▼
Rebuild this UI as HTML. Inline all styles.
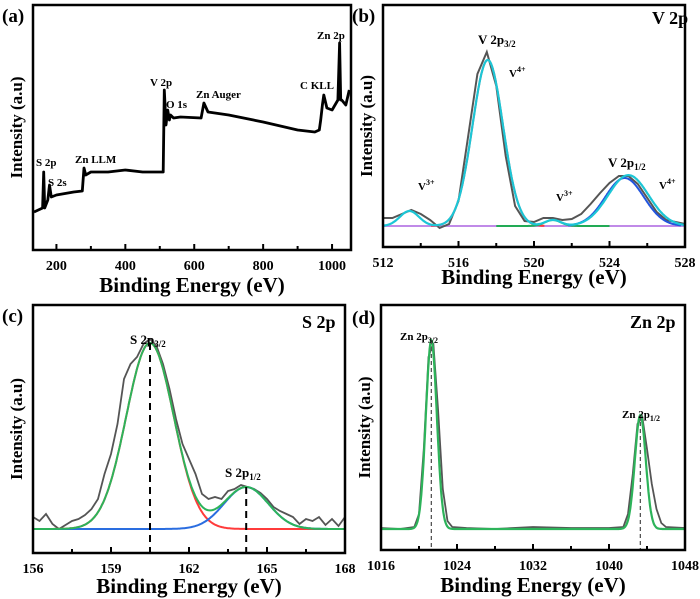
<!DOCTYPE html>
<html><head><meta charset="utf-8">
<style>
body{margin:0;background:#fff}
svg{display:block;font-family:"Liberation Serif",serif;font-weight:bold}
</style></head>
<body>
<svg id="fig" width="700" height="599" viewBox="0 0 700 599"></svg>
<script>
// ---------- DATA ----------
// (a) survey: binding energy (eV) vs intensity (arb.)
const surveyE = [135,160,163,166,175,180,185,200,250,275,280,285,300,350,400,450,510,513,518,523,528,531,540,560,620,628,640,700,800,900,950,963,967,972,976,985,1000,1017,1022,1025,1028,1040,1050];
const surveyI = [38,42,78,42,50,65,53,55,58,59,82,75,78,78,80,78,78,160,125,140,130,135,132,133,132,147,138,135,128,120,118,120,130,145,155,142,140,150,207,150,150,145,160];
const surveyTicks = [200,400,600,800,1000];

// (b) V 2p
const vE = [512,512.5,513,513.5,514,514.5,515,515.5,516,516.5,517,517.5,518,518.5,519,519.5,520,520.5,521,521.5,522,522.5,523,523.5,524,524.5,525,525.5,526,526.5,527,527.5,528];
const vRaw = [8,8,12,16,12,6,-2,2,25,88,152,174,140,70,20,5,4,8,8,6,7,12,22,33,43,50,50,42,28,14,6,4,2];
const vCenters = [517.55,513.4,521.0,524.8];
const vHeights = [166,15,6,48];
const vFwhm = [1.9,1.2,1.0,2.4];
const vTicks = [512,516,520,524,528];

// (c) S 2p
const sE = [156,156.25,156.5,156.75,157,157.25,157.5,157.75,158,158.25,158.5,158.75,159,159.25,159.5,159.75,160,160.25,160.5,160.75,161,161.25,161.5,161.75,162,162.25,162.5,162.75,163,163.25,163.5,163.75,164,164.25,164.5,164.75,165,165.25,165.5,165.75,166,166.25,166.5,166.75,167,167.25,167.5,167.75,168];
const sRaw = [12,8,15,5,0,4,8,10,14,20,30,55,75,105,150,165,172,185,190,183,165,140,110,85,70,55,35,30,32,30,38,40,44,42,40,36,30,22,18,15,12,5,10,8,12,4,10,3,12];
const sCenters = [160.5,164.2];
const sHeights = [186,42];
const sFwhm = [2.15,2.0];
const sTicks = [156,159,162,165,168];

// (d) Zn 2p
const zE = [1016,1018,1019.5,1020,1020.5,1021,1021.5,1022,1022.5,1023,1023.5,1025,1028,1032,1036,1040,1041.5,1042,1042.5,1043,1043.5,1044,1044.5,1045,1045.5,1046,1048];
const zRaw = [1,0,2,15,80,172,186,120,40,8,2,1,0,2,1,1,2,15,55,105,112,80,45,20,6,2,1];
const zCenters = [1021.3,1043.3];
const zHeights = [189,114];
const zFwhm = [1.35,1.35];
const zTicks = [1016,1024,1032,1040,1048];

// ---------- DRAWING ----------
const svg = document.getElementById('fig');
const NS = 'http://www.w3.org/2000/svg';
function mk(tag, attrs, parent){ const e=document.createElementNS(NS,tag); for(const k in attrs) e.setAttribute(k,attrs[k]); (parent||svg).appendChild(e); return e; }
function lin(d0,d1,r0,r1){ return v => r0+(v-d0)*(r1-r0)/(d1-d0); }
function gauss(x,c,h,f){ const s=f/2.3548; return h*Math.exp(-(x-c)*(x-c)/(2*s*s)); }
function pathFrom(xs,ys,sx,sy){ return xs.map((x,i)=>(i?'L':'M')+sx(x).toFixed(1)+','+sy(ys[i]).toFixed(1)).join(''); }
function fitPath(sx,sy,d0,d1,fn){ const xs=[],ys=[]; for(let x=d0;x<=d1+1e-9;x+=(d1-d0)/400){xs.push(x);ys.push(fn(x));} return pathFrom(xs,ys,sx,sy); }
function txt(x,y,s,size,name,anchor){ const t=mk('text',{x:x,y:y,'font-size':size,'text-anchor':anchor||'start'}); t.innerHTML=s;   return t; }

function panel(o){
  const g=mk('g',{});
  
  
  const sx=lin(o.xd[0],o.xd[1],o.x0,o.x1), sy=lin(o.yd[0],o.yd[1],o.y1,o.y0);
  o.ticks.forEach((t,i)=>{
    const tk=mk('line',{x1:sx(t),x2:sx(t),y1:o.y1,y2:o.y1-6,stroke:'#000','stroke-width':2},g);
    
    
    const lb=txt(sx(t),o.y1+20,String(t),14,'x-tick-label','middle'); g.appendChild(lb);
    if(i<o.ticks.length-1){ const m=(t+o.ticks[i+1])/2;
      const mt=mk('line',{x1:sx(m),x2:sx(m),y1:o.y1,y2:o.y1-4,stroke:'#000','stroke-width':2},g);
      
       }
  });
  o.draw(g,sx,sy);
  const fr=mk('rect',{x:o.x0,y:o.y0,width:o.x1-o.x0,height:o.y1-o.y0,fill:'none',stroke:'#000','stroke-width':2.5},g);
  
  
  const xt=txt((o.x0+o.x1)/2,o.y1+o.tOff,'Binding Energy (eV)',21,'x-axis-title','middle'); g.appendChild(xt);
  const yc=(o.y0+o.y1)/2;
  const yt=txt(o.yx,yc,'Intensity (a.u)',17,'y-axis-title','middle'); yt.setAttribute('transform','rotate(-90 '+o.yx+' '+yc+')'); g.appendChild(yt);
  return g;
}

// (a)
panel({name:'panel-a-survey',x0:33,x1:351,y0:5,y1:250,xd:[132,1055],yd:[0,245],ticks:surveyTicks,tOff:42,yx:22,
 draw:(g,sx,sy)=>{ const p=mk('path',{d:pathFrom(surveyE,surveyI,sx,sy),fill:'none',stroke:'#000','stroke-width':2.8,'stroke-linejoin':'round'},g);
  
   }});
txt(2,22,'(a)',19,'panel-label-a');
[['S 2p',36,166],['S 2s',48,186],['Zn LLM',75,163],['V 2p',150,86],['O 1s',166,108],['Zn Auger',196,98],['C KLL',300,89],['Zn 2p',317,39]].forEach(a=>txt(a[1],a[2],a[0],11,'peak-annotation'));

// (b)
panel({name:'panel-b-v2p',x0:383,x1:685,y0:5,y1:247,xd:[512,528],yd:[-21,221],ticks:vTicks,tOff:37,yx:372,
 draw:(g,sx,sy)=>{
  const base=mk('line',{x1:383,x2:685,y1:sy(0),y2:sy(0),stroke:'#c08ae8','stroke-width':2},g);
   
  const raw=mk('path',{d:pathFrom(vE,vRaw,sx,sy),fill:'none',stroke:'#555','stroke-width':2},g);
   
  const cols=['#ff3b3b','#1aa0c8','#22aa55','#2255dd'];
  [0,2,3].forEach(i=>{ const c=vCenters[i]; const p=mk('path',{d:fitPath(sx,sy,c-3,c+3,x=>gauss(x,c,vHeights[i],vFwhm[i])),fill:'none',stroke:cols[i],'stroke-width':2},g);
      });
  const env=mk('path',{d:fitPath(sx,sy,512,528,x=>vCenters.reduce((s,c,i)=>s+gauss(x,c+(i==3?0.2:0),vHeights[i]*(i==3?1.06:1),vFwhm[i]*(i==3?1.05:1)),0)),fill:'none',stroke:'#1cc6d6','stroke-width':2.2},g);
   
 }});
txt(352,22,'(b)',19,'panel-label-b');
txt(652,24,'V 2p',18,'panel-title-v2p');
txt(478,44,'V 2p<tspan font-size="9" dy="3">3/2</tspan>',13,'peak-label');
txt(509,77,'V<tspan font-size="8" dy="-5">4+</tspan>',11,'peak-label');
txt(418,190,'V<tspan font-size="8" dy="-5">3+</tspan>',11,'peak-label');
txt(556,201,'V<tspan font-size="8" dy="-5">3+</tspan>',11,'peak-label');
txt(608,167,'V 2p<tspan font-size="9" dy="3">1/2</tspan>',13,'peak-label');
txt(659,189,'V<tspan font-size="8" dy="-5">4+</tspan>',11,'peak-label');

// (c)
panel({name:'panel-c-s2p',x0:33,x1:345,y0:305,y1:553,xd:[156,168],yd:[-24,224],ticks:sTicks,tOff:40,yx:22,
 draw:(g,sx,sy)=>{
  const raw=mk('path',{d:pathFrom(sE,sRaw,sx,sy),fill:'none',stroke:'#555','stroke-width':1.8},g);
   
  const r=mk('path',{d:fitPath(sx,sy,156,168,x=>gauss(x,sCenters[0],sHeights[0],sFwhm[0])),fill:'none',stroke:'#ff3b3b','stroke-width':2},g);
   
  const b=mk('path',{d:fitPath(sx,sy,156,168,x=>gauss(x,sCenters[1],sHeights[1],sFwhm[1])),fill:'none',stroke:'#2a6de0','stroke-width':2},g);
   
  const e=mk('path',{d:fitPath(sx,sy,156,168,x=>gauss(x,sCenters[0],sHeights[0],sFwhm[0])+gauss(x,sCenters[1],sHeights[1],sFwhm[1])),fill:'none',stroke:'#2db35a','stroke-width':2},g);
   
  sCenters.forEach((c,i)=>{ const d=mk('line',{x1:sx(c),x2:sx(c),y1:sy(sHeights[i]),y2:553,stroke:'#000','stroke-width':2,'stroke-dasharray':'7,5'},g);
      });
 }});
txt(2,322,'(c)',19,'panel-label-c');
txt(302,328,'S 2p',18,'panel-title-s2p');
txt(130,344,'S 2p<tspan font-size="9" dy="3">3/2</tspan>',13,'peak-label');
txt(225,477,'S 2p<tspan font-size="9" dy="3">1/2</tspan>',13,'peak-label');

// (d)
panel({name:'panel-d-zn2p',x0:381,x1:685,y0:305,y1:550,xd:[1016,1048],yd:[-21,224],ticks:zTicks,tOff:42,yx:370,
 draw:(g,sx,sy)=>{
  const raw=mk('path',{d:pathFrom(zE,zRaw,sx,sy),fill:'none',stroke:'#555','stroke-width':1.8},g);
   
  const e=mk('path',{d:fitPath(sx,sy,1016,1048,x=>gauss(x,zCenters[0],zHeights[0],zFwhm[0])+gauss(x,zCenters[1],zHeights[1],zFwhm[1])),fill:'none',stroke:'#2db35a','stroke-width':2.2},g);
   
  zCenters.forEach((c,i)=>{ const d=mk('line',{x1:sx(c),x2:sx(c),y1:sy(zHeights[i]),y2:550,stroke:'#555','stroke-width':1.3,'stroke-dasharray':'4,3'},g);
      });
 }});
txt(352,324,'(d)',19,'panel-label-d');
txt(630,328,'Zn 2p',18,'panel-title-zn2p');
txt(400,340,'Zn 2p<tspan font-size="8" dy="3">3/2</tspan>',11,'peak-label');
txt(622,418,'Zn 2p<tspan font-size="8" dy="3">1/2</tspan>',11,'peak-label');
</script>
</body></html>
▲
> WRITTEN PROBLEM
Return only the lines running from the top of the data to the line that holds "const sTicks = [156,159,162,165,168];". Include both of those lines, but skip the pictures.

> THE SOLUTION
Rebuild this UI as HTML. Inline all styles.
<!DOCTYPE html>
<html><head><meta charset="utf-8">
<style>
body{margin:0;background:#fff}
svg{display:block;font-family:"Liberation Serif",serif;font-weight:bold}
</style></head>
<body>
<svg id="fig" width="700" height="599" viewBox="0 0 700 599"></svg>
<script>
// ---------- DATA ----------
// (a) survey: binding energy (eV) vs intensity (arb.)
const surveyE = [135,160,163,166,175,180,185,200,250,275,280,285,300,350,400,450,510,513,518,523,528,531,540,560,620,628,640,700,800,900,950,963,967,972,976,985,1000,1017,1022,1025,1028,1040,1050];
const surveyI = [38,42,78,42,50,65,53,55,58,59,82,75,78,78,80,78,78,160,125,140,130,135,132,133,132,147,138,135,128,120,118,120,130,145,155,142,140,150,207,150,150,145,160];
const surveyTicks = [200,400,600,800,1000];

// (b) V 2p
const vE = [512,512.5,513,513.5,514,514.5,515,515.5,516,516.5,517,517.5,518,518.5,519,519.5,520,520.5,521,521.5,522,522.5,523,523.5,524,524.5,525,525.5,526,526.5,527,527.5,528];
const vRaw = [8,8,12,16,12,6,-2,2,25,88,152,174,140,70,20,5,4,8,8,6,7,12,22,33,43,50,50,42,28,14,6,4,2];
const vCenters = [517.55,513.4,521.0,524.8];
const vHeights = [166,15,6,48];
const vFwhm = [1.9,1.2,1.0,2.4];
const vTicks = [512,516,520,524,528];

// (c) S 2p
const sE = [156,156.25,156.5,156.75,157,157.25,157.5,157.75,158,158.25,158.5,158.75,159,159.25,159.5,159.75,160,160.25,160.5,160.75,161,161.25,161.5,161.75,162,162.25,162.5,162.75,163,163.25,163.5,163.75,164,164.25,164.5,164.75,165,165.25,165.5,165.75,166,166.25,166.5,166.75,167,167.25,167.5,167.75,168];
const sRaw = [12,8,15,5,0,4,8,10,14,20,30,55,75,105,150,165,172,185,190,183,165,140,110,85,70,55,35,30,32,30,38,40,44,42,40,36,30,22,18,15,12,5,10,8,12,4,10,3,12];
const sCenters = [160.5,164.2];
const sHeights = [186,42];
const sFwhm = [2.15,2.0];
const sTicks = [156,159,162,165,168];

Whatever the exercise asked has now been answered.